Le sentiment européen des Grecs a-t-il été fortement malmené?

– Disons qu’il y a une certaine «restructuration» des amitiés. Par exemple, les Grecs avaient ressenti une grande sympathie pour les Allemands. Celle-ci a maintenant disparu à cause des hésitations initiales des Allemands pour aider la Grèce et de certaines déclarations déplacées de la chancelière Angela Merkel contre la Grèce et les Grecs. Mais aussi à cause d’une attitude très agressive des certains journaux allemands envers notre pays. Les Américains en revanche, qui ont toujours été tenus pour responsables de tous les problèmes grecs, sont devenus beaucoup plus sympathiques, en raison sans doute d’un parti pris en faveur de la Grèce.

Georges Papandréou est issu de deux cultures: grecque et américaine. Est-ce un atout ou un handicap?

– Le handicap de Georges Papandréou n’est pas sa culture gréco-américaine. Son handicap, c’est de n’avoir jamais dit toute la vérité à la population. Il a toujours essayé d’apaiser les Grecs en leur donnant de fausses raisons d’espérer et en cachant la vraie condition du pays. Les gens n’étaient absolument pas préparés au pire, aux sévères mesures préconisées par le gouvernement. Résultat: ils sont déstabilisés et ont perdu totalement confiance en leur gouvernement.

– Au vu des énormes défis à relever, faut-il craindre pour la stabilité démocratique de la Grèce?

– A ce jour, la démocratie est stable et fonctionne. Mais ces derniers jours, il y a eu des attaques quotidiennes contre le système parlementaire et les députés. Ces attaques ont été proférées par des gens très divers, indignés, dont les buts restent très obscurs. Par ailleurs, l’extrême droite est désormais beaucoup plus présente et agressive que par le passé. Ce phénomène est d’autant plus inquiétant que l’extrême droite avait presque disparu après la chute de la junte militaire en1974.

– Que faudrait-il pour faire pour remettre à flot le système de prélèvement d’impôts et empêcher l’évasion fiscale?

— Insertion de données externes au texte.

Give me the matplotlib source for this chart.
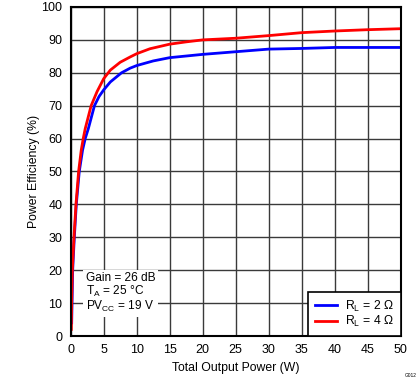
import matplotlib
matplotlib.use("Agg")
import matplotlib.pyplot as plt

plt.rcParams['font.family'] = ['Liberation Sans', 'DejaVu Sans']
plt.rcParams['mathtext.fontset'] = 'custom'
plt.rcParams['mathtext.rm'] = 'Liberation Sans'
plt.rcParams['mathtext.it'] = 'Liberation Sans:italic'

# RL = 2 ohm
p_2ohm = [0.15, 0.3, 0.55, 0.85, 1.3, 1.8, 2.2, 2.67, 3.6, 4.3, 5.0, 6.0, 7.7, 9, 10, 12.5, 15, 20, 25, 30, 35, 40, 45, 50]
eff_2ohm = [4, 20, 30, 40, 50, 56.5, 60, 63, 70, 72.8, 74.8, 77.2, 80, 81.4, 82.2, 83.6, 84.6, 85.6, 86.4, 87.2, 87.4, 87.7, 87.7, 87.7]

# RL = 4 ohm
p_4ohm = [0.1, 0.15, 0.25, 0.5, 0.8, 1.2, 1.6, 1.9, 2.2, 3.1, 4, 5, 6, 7.5, 9, 10, 12, 15, 17.5, 20, 25, 30, 35, 40, 45, 50]
eff_4ohm = [2, 10, 20, 30, 40, 50, 56.5, 60, 63, 70, 74.3, 78.2, 80.8, 83.2, 84.8, 85.8, 87.3, 88.7, 89.4, 90, 90.5, 91.3, 92.2, 92.7, 93.1, 93.4]

x_ticks = list(range(0, 51, 5))
y_ticks = list(range(0, 101, 10))

fig = plt.figure(figsize=(4.19, 3.82), dpi=100)
ax = fig.add_axes([0.1687, 0.1204, 0.7876, 0.8613])

ax.plot(p_2ohm, eff_2ohm, color='#0000ff', linewidth=2, label=r'R$_{\mathrm{L}}$ = 2 Ω')
ax.plot(p_4ohm, eff_4ohm, color='#ff0000', linewidth=2, label=r'R$_{\mathrm{L}}$ = 4 Ω')

ax.set_xlim(0, 50)
ax.set_ylim(0, 100)
ax.set_xticks(x_ticks)
ax.set_yticks(y_ticks)
ax.tick_params(length=0, labelsize=9, pad=6)
ax.grid(True, color='#3a3a3a', linewidth=1)
ax.set_axisbelow(True)
for s in ax.spines.values():
    s.set_linewidth(1.5)
    s.set_color('black')

ax.set_xlabel('Total Output Power (W)', fontsize=8.8, labelpad=4)
ax.set_ylabel('Power Efficiency (%)', fontsize=8.8, labelpad=1)

leg = ax.legend(loc='lower right', bbox_to_anchor=(1, 0), borderaxespad=0,
                fontsize=8.8, fancybox=False, framealpha=1, handlelength=1.8,
                borderpad=0.55, labelspacing=0.05, handletextpad=0.7)
leg.get_frame().set_edgecolor('black')
leg.get_frame().set_linewidth(1.2)

ax.text(0.045, 0.13, 'Gain = 26 dB\n' + r'T$_{\mathrm{A}}$ = 25 °C' + '\n' + r'PV$_{\mathrm{CC}}$ = 19 V',
        transform=ax.transAxes, fontsize=8.6, va='center', ha='left', linespacing=1.0,
        bbox=dict(facecolor='white', edgecolor='none', pad=2))

fig.text(0.995, 0.01, 'G012', fontsize=3.5, ha='right', va='bottom')

fig.savefig('out.png', dpi=100)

La collecte d’impôts et l’évasion fiscale sont les deux grands problèmes de l’Etat grec. C’est la principale critique des Grecs contre leurs élus. Les gens sont indignés. Le gouvernement a baissé les salaires et les retraites plusieurs fois, mais il est resté spectateur face aux problèmes de fiscalité et d’évasion fiscale, incapable d’imposer des règles strictes ou de mettre en place un système efficace. Ce qui n’arrange rien, c’est le secteur public, qui est corrompu et inefficace.

1 réponse »

  1. soit ils paient soit nous payons à leur place..vous connaissez un créancier qui paie de bon coeur et accepterait que ça continue comme avant?